[Entries with chart source code]

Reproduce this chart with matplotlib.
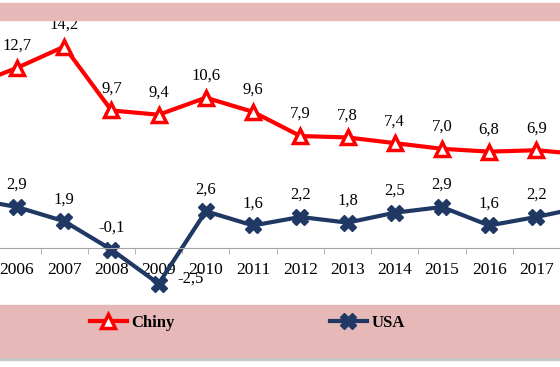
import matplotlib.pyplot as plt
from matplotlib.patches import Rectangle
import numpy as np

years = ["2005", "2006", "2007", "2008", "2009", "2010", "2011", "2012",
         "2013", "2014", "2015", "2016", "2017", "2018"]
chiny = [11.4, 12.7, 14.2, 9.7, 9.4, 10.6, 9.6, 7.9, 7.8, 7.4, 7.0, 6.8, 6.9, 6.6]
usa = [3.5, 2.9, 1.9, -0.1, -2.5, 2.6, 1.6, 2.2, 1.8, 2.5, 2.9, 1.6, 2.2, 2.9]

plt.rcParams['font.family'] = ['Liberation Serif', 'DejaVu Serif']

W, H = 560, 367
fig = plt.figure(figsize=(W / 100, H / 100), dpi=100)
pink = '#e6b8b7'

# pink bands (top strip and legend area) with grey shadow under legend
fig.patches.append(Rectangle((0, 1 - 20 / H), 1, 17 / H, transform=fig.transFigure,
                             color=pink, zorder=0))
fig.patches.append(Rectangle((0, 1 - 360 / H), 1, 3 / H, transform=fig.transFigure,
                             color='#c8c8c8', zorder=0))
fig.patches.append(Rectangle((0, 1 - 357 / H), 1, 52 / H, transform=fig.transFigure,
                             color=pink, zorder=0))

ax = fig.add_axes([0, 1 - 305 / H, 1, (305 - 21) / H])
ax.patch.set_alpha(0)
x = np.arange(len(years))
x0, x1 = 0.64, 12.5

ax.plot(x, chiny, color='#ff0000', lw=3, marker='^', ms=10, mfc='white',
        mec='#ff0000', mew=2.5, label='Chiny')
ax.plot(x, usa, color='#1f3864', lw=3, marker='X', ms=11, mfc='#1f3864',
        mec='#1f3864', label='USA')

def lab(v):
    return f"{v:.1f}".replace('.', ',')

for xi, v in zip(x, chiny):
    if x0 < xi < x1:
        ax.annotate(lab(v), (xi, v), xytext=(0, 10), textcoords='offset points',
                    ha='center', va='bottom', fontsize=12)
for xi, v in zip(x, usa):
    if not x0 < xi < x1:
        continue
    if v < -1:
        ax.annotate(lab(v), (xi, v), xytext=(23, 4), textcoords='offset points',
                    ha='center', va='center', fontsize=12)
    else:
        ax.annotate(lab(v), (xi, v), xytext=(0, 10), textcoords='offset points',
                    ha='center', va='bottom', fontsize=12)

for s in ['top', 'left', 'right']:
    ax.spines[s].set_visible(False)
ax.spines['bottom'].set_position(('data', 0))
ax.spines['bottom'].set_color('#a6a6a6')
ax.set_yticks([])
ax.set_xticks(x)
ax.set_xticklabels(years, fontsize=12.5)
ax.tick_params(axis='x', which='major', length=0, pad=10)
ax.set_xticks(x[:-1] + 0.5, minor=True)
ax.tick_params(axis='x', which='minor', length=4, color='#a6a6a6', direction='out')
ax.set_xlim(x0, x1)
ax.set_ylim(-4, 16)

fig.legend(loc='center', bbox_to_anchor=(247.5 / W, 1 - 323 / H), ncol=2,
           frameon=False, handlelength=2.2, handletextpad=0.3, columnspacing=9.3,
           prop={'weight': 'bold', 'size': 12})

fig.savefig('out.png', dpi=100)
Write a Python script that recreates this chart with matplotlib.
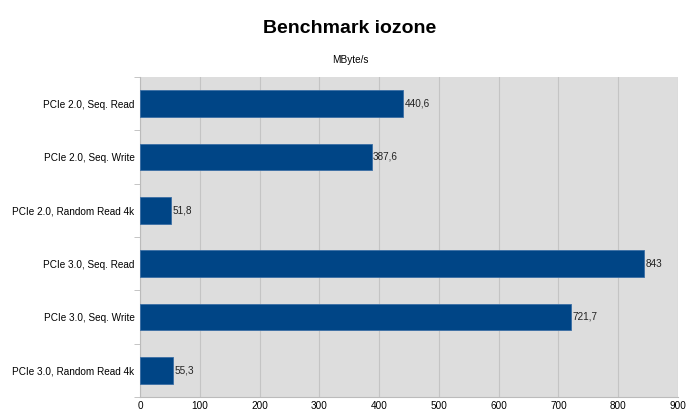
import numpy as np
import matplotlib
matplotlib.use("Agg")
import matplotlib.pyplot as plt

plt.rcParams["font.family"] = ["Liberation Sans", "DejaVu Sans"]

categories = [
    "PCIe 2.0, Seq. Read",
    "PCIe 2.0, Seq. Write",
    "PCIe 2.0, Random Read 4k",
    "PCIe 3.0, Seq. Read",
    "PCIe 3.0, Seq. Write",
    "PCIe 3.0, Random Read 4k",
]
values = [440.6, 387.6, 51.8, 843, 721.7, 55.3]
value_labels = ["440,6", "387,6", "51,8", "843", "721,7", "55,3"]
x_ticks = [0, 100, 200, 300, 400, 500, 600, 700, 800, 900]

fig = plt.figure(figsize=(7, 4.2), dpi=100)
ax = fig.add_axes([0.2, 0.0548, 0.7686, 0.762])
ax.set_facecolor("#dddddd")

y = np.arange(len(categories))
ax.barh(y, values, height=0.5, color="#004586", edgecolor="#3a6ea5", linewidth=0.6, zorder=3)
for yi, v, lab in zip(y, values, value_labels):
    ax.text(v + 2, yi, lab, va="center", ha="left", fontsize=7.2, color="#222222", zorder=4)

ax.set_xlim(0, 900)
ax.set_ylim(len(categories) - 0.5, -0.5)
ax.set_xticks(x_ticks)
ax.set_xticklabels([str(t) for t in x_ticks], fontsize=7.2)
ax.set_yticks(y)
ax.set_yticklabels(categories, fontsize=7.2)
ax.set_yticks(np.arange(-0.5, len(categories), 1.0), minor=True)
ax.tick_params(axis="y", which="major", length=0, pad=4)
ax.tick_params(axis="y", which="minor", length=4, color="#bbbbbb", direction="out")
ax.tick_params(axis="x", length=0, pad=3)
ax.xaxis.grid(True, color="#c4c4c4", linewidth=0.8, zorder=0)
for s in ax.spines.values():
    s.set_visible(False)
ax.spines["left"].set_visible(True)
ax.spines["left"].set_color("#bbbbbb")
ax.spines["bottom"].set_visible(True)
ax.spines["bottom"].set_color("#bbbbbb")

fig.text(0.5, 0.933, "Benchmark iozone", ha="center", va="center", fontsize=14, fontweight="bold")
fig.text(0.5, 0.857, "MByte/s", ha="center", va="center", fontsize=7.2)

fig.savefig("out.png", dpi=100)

■ **REQUIREMENT**
Repeat the records above exactly, omitting every picture.

■ **TASK ANSWER**
Reproduce this chart with matplotlib.
import matplotlib.pyplot as plt
from matplotlib.patches import Rectangle
import numpy as np

years = ["2005", "2006", "2007", "2008", "2009", "2010", "2011", "2012",
         "2013", "2014", "2015", "2016", "2017", "2018"]
chiny = [11.4, 12.7, 14.2, 9.7, 9.4, 10.6, 9.6, 7.9, 7.8, 7.4, 7.0, 6.8, 6.9, 6.6]
usa = [3.5, 2.9, 1.9, -0.1, -2.5, 2.6, 1.6, 2.2, 1.8, 2.5, 2.9, 1.6, 2.2, 2.9]

plt.rcParams['font.family'] = ['Liberation Serif', 'DejaVu Serif']

W, H = 560, 367
fig = plt.figure(figsize=(W / 100, H / 100), dpi=100)
pink = '#e6b8b7'

# pink bands (top strip and legend area) with grey shadow under legend
fig.patches.append(Rectangle((0, 1 - 20 / H), 1, 17 / H, transform=fig.transFigure,
                             color=pink, zorder=0))
fig.patches.append(Rectangle((0, 1 - 360 / H), 1, 3 / H, transform=fig.transFigure,
                             color='#c8c8c8', zorder=0))
fig.patches.append(Rectangle((0, 1 - 357 / H), 1, 52 / H, transform=fig.transFigure,
                             color=pink, zorder=0))

ax = fig.add_axes([0, 1 - 305 / H, 1, (305 - 21) / H])
ax.patch.set_alpha(0)
x = np.arange(len(years))
x0, x1 = 0.64, 12.5

ax.plot(x, chiny, color='#ff0000', lw=3, marker='^', ms=10, mfc='white',
        mec='#ff0000', mew=2.5, label='Chiny')
ax.plot(x, usa, color='#1f3864', lw=3, marker='X', ms=11, mfc='#1f3864',
        mec='#1f3864', label='USA')

def lab(v):
    return f"{v:.1f}".replace('.', ',')

for xi, v in zip(x, chiny):
    if x0 < xi < x1:
        ax.annotate(lab(v), (xi, v), xytext=(0, 10), textcoords='offset points',
                    ha='center', va='bottom', fontsize=12)
for xi, v in zip(x, usa):
    if not x0 < xi < x1:
        continue
    if v < -1:
        ax.annotate(lab(v), (xi, v), xytext=(23, 4), textcoords='offset points',
                    ha='center', va='center', fontsize=12)
    else:
        ax.annotate(lab(v), (xi, v), xytext=(0, 10), textcoords='offset points',
                    ha='center', va='bottom', fontsize=12)

for s in ['top', 'left', 'right']:
    ax.spines[s].set_visible(False)
ax.spines['bottom'].set_position(('data', 0))
ax.spines['bottom'].set_color('#a6a6a6')
ax.set_yticks([])
ax.set_xticks(x)
ax.set_xticklabels(years, fontsize=12.5)
ax.tick_params(axis='x', which='major', length=0, pad=10)
ax.set_xticks(x[:-1] + 0.5, minor=True)
ax.tick_params(axis='x', which='minor', length=4, color='#a6a6a6', direction='out')
ax.set_xlim(x0, x1)
ax.set_ylim(-4, 16)

fig.legend(loc='center', bbox_to_anchor=(247.5 / W, 1 - 323 / H), ncol=2,
           frameon=False, handlelength=2.2, handletextpad=0.3, columnspacing=9.3,
           prop={'weight': 'bold', 'size': 12})

fig.savefig('out.png', dpi=100)
Write a Python script that recreates this chart with matplotlib.
import numpy as np
import matplotlib
matplotlib.use("Agg")
import matplotlib.pyplot as plt

plt.rcParams["font.family"] = ["Liberation Sans", "DejaVu Sans"]

categories = [
    "PCIe 2.0, Seq. Read",
    "PCIe 2.0, Seq. Write",
    "PCIe 2.0, Random Read 4k",
    "PCIe 3.0, Seq. Read",
    "PCIe 3.0, Seq. Write",
    "PCIe 3.0, Random Read 4k",
]
values = [440.6, 387.6, 51.8, 843, 721.7, 55.3]
value_labels = ["440,6", "387,6", "51,8", "843", "721,7", "55,3"]
x_ticks = [0, 100, 200, 300, 400, 500, 600, 700, 800, 900]

fig = plt.figure(figsize=(7, 4.2), dpi=100)
ax = fig.add_axes([0.2, 0.0548, 0.7686, 0.762])
ax.set_facecolor("#dddddd")

y = np.arange(len(categories))
ax.barh(y, values, height=0.5, color="#004586", edgecolor="#3a6ea5", linewidth=0.6, zorder=3)
for yi, v, lab in zip(y, values, value_labels):
    ax.text(v + 2, yi, lab, va="center", ha="left", fontsize=7.2, color="#222222", zorder=4)

ax.set_xlim(0, 900)
ax.set_ylim(len(categories) - 0.5, -0.5)
ax.set_xticks(x_ticks)
ax.set_xticklabels([str(t) for t in x_ticks], fontsize=7.2)
ax.set_yticks(y)
ax.set_yticklabels(categories, fontsize=7.2)
ax.set_yticks(np.arange(-0.5, len(categories), 1.0), minor=True)
ax.tick_params(axis="y", which="major", length=0, pad=4)
ax.tick_params(axis="y", which="minor", length=4, color="#bbbbbb", direction="out")
ax.tick_params(axis="x", length=0, pad=3)
ax.xaxis.grid(True, color="#c4c4c4", linewidth=0.8, zorder=0)
for s in ax.spines.values():
    s.set_visible(False)
ax.spines["left"].set_visible(True)
ax.spines["left"].set_color("#bbbbbb")
ax.spines["bottom"].set_visible(True)
ax.spines["bottom"].set_color("#bbbbbb")

fig.text(0.5, 0.933, "Benchmark iozone", ha="center", va="center", fontsize=14, fontweight="bold")
fig.text(0.5, 0.857, "MByte/s", ha="center", va="center", fontsize=7.2)

fig.savefig("out.png", dpi=100)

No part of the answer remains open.